Html validator found some problems in my page that are hard to fix.Does it affect my position in search engines, if i dont fix those problems.

pendanticist

2:29 pm on Jan 21, 2003 (gmt 0)

WebmasterWorld Senior Member 10+ Year Member



Html validator found some problems in my page that are hard to fix.

Could you briefly describe what those problems are?

Someone will surely assist you with validation and your question specifically.

It's my opinion that validation is perhaps the single most important item to have going for your site.

Pendanticist.

Mohamed_E

8:55 pm on Jan 21, 2003 (gmt 0)

WebmasterWorld Senior Member 10+ Year Member



Google (and, I assume, all search engines) realizes that we live in an imperfect world, with more HTML invalid than valid. So unless it is absolutely garbled Google will attempt to extract the information it contains. This was stated explicitly by Sergey Brin and Lawrence Page in their fundamental paper The Anatomy of a Large-Scale Hypertextual Web Search Engine [www7.scu.edu.au], in section 4.4 Indexing the Web:

Parsing -- Any parser which is designed to run on the entire Web must handle a huge array of possible errors. These range from typos in HTML tags to kilobytes of zeros in the middle of a tag, non-ASCII characters, HTML tags nested hundreds deep, and a great variety of other errors that challenge anyone's imagination to come up with equally creative ones. For maximum speed, instead of using YACC to generate a CFG parser, we use flex to generate a lexical analyzer which we outfit with its own stack. Developing this parser which runs at a reasonable speed and is very robust involved a fair amount of work.

Italics added by me.

There are many reasons for validating HTML, pleasing Google is not one of them.

victor

9:41 pm on Jan 21, 2003 (gmt 0)

WebmasterWorld Senior Member 10+ Year Member



Google and other spiders/search engines are extremely tolerant of errors -- at its simplest, if they can approximately separate the tags from the text, they have someting to work on.

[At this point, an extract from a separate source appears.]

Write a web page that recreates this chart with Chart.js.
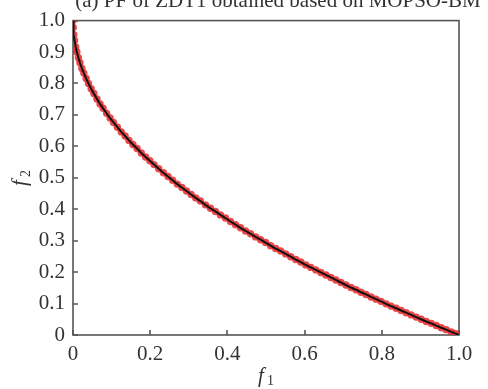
<!DOCTYPE html>
<html>
<head>
<meta charset="utf-8">
<script src="https://cdn.jsdelivr.net/npm/chart.js@4.4.1/dist/chart.umd.min.js"></script>
<style>
html,body{margin:0;padding:0;background:#fff;}
#wrap{width:488px;height:389px;position:relative;}
</style>
</head>
<body>
<div id="wrap"><canvas id="grafik" width="488" height="389"></canvas></div>
<script>
// data
let f1 = [0,0.0005,0.002,0.004,0.007,0.010,0.014,0.018,0.023,0.028,0.034,0.040,0.047,0.054,0.062,0.070,0.078,0.087,0.096,0.105,
0.115,0.125,0.135,0.145,0.155,0.166,0.177,0.188,0.199,0.210,0.222,0.234,0.246,0.258,0.270,0.282,0.294,0.306,0.318,0.330,
0.343,0.356,0.369,0.382,0.395,0.408,0.421,0.434,0.447,0.460,0.473,0.486,0.499,0.512,0.525,0.538,0.551,0.564,0.577,0.590,
0.603,0.616,0.629,0.642,0.655,0.668,0.681,0.694,0.707,0.720,0.733,0.746,0.759,0.772,0.785,0.798,0.811,0.824,0.837,0.850,
0.863,0.876,0.889,0.902,0.915,0.928,0.941,0.954,0.967,0.980,0.990,1.000];

let f2 = [1.000,0.978,0.955,0.937,0.916,0.900,0.882,0.866,0.848,0.833,0.816,0.800,0.783,0.768,0.751,0.735,0.721,0.705,0.690,0.676,
0.661,0.646,0.633,0.619,0.606,0.593,0.579,0.566,0.554,0.542,0.529,0.516,0.504,0.492,0.480,0.469,0.458,0.447,0.436,0.426,
0.414,0.403,0.393,0.382,0.372,0.361,0.351,0.341,0.331,0.322,0.312,0.303,0.294,0.284,0.275,0.267,0.258,0.249,0.240,0.232,
0.223,0.215,0.207,0.199,0.191,0.183,0.175,0.167,0.159,0.151,0.144,0.136,0.129,0.121,0.114,0.107,0.099,0.092,0.085,0.078,
0.071,0.064,0.057,0.050,0.043,0.037,0.030,0.023,0.017,0.010,0.005,0.000];

let xTicks = [0,0.2,0.4,0.6,0.8,1.0];
let yTicks = [0,0.1,0.2,0.3,0.4,0.5,0.6,0.7,0.8,0.9,1.0];

let judul = "(a) PF of ZDT1 obtained based on MOPSO-BM";

let titik = f1.map(function(x,i){ return {x:x, y:f2[i]}; });

// =========================
// plugin: frame, inward ticks, titles
// =========================
let hiasan = {
id:'hiasan',
beforeDatasetsDraw:function(chart){
let c = chart.ctx;
let a = chart.chartArea;
let sx = chart.scales.x, sy = chart.scales.y;
c.save();
c.strokeStyle = '#555';
c.lineWidth = 1.6;
c.strokeRect(a.left, a.top, a.right-a.left, a.bottom-a.top);
c.beginPath();
sx.ticks.forEach(function(t){
let px = Math.round(sx.getPixelForValue(t.value));
c.moveTo(px, a.bottom); c.lineTo(px, a.bottom-5);
});
sy.ticks.forEach(function(t){
let py = Math.round(sy.getPixelForValue(t.value));
c.moveTo(a.left, py); c.lineTo(a.left+5, py);
});
c.stroke();
c.restore();
},
afterDatasetsDraw:function(chart){
let c = chart.ctx;
c.save();
c.fillStyle = '#333';
// judul
c.font = '21px "Liberation Serif", serif';
c.textAlign = 'center';
c.textBaseline = 'alphabetic';
c.fillText(judul, 278, 7);

// x axis title f1
c.textAlign = 'left';
c.font = 'italic 21px "Liberation Serif", serif';
c.fillText('f', 258, 382);
c.font = '14px "Liberation Serif", serif';
c.fillText('1', 267, 385);

// y axis title f2
c.translate(26, 181);
c.rotate(-Math.PI/2);
c.font = 'italic 21px "Liberation Serif", serif';
c.fillText('f', -5, 0);
c.font = '14px "Liberation Serif", serif';
c.fillText('2', 4, 4);
c.restore();
}
};

let ctx = document.getElementById('grafik');

new Chart(ctx,{
type:'scatter',
data:{
datasets:[
{
label:'PF',
data:titik,
showLine:true,
borderColor:'#111',
borderWidth:2,
pointRadius:0,
order:0
},
{
label:'MOPSO-BM',
data:titik,
showLine:false,
backgroundColor:'rgba(232,40,42,0.85)',
borderColor:'rgba(232,40,42,0.85)',
pointRadius:3.7,
pointBorderWidth:0,
order:1
}
]
},
options:{
responsive:false,
animation:false,
devicePixelRatio:1,
layout:{padding:{top:18,right:29,left:0,bottom:0}},
plugins:{legend:{display:false},tooltip:{enabled:false}},
scales:{
x:{
type:'linear',
min:0,max:1,
afterBuildTicks:function(s){ s.ticks = xTicks.map(function(v){return {value:v};}); },
afterFit:function(s){ s.height = 54; },
grid:{display:false,drawTicks:false},
border:{display:false},
ticks:{
padding:7,
autoSkip:false,
color:'#333',
maxRotation:0,
font:{family:'"Liberation Serif", serif',size:21},
callback:function(v){ return v===0 ? '0' : v.toFixed(1); }
}
},
y:{
type:'linear',
min:0,max:1,
afterBuildTicks:function(s){ s.ticks = yTicks.map(function(v){return {value:v};}); },
afterFit:function(s){ s.width = 73; },
grid:{display:false,drawTicks:false},
border:{display:false},
ticks:{
padding:8,
autoSkip:false,
color:'#333',
font:{family:'"Liberation Serif", serif',size:21},
callback:function(v){ return v===0 ? '0' : v.toFixed(1); }
}
}
}
},
plugins:[hiasan]
});
</script>
</body>
</html>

But being extremely error tolerant is not the same as guaranteeing they will correctly separate tag from text in every possible error condition.

As far as I know, no one has done any research into errors that trip up Google. But until they do so, it remains a risk that any given error may upset it -- or cause it to mistake text for tag and so only index part of the page.

I prefer not to take the risk with unvalidated HTML. And there are, as Mohamed_E says, many reasons for validating -- even if you have made a special effort to make errors that Google will handle.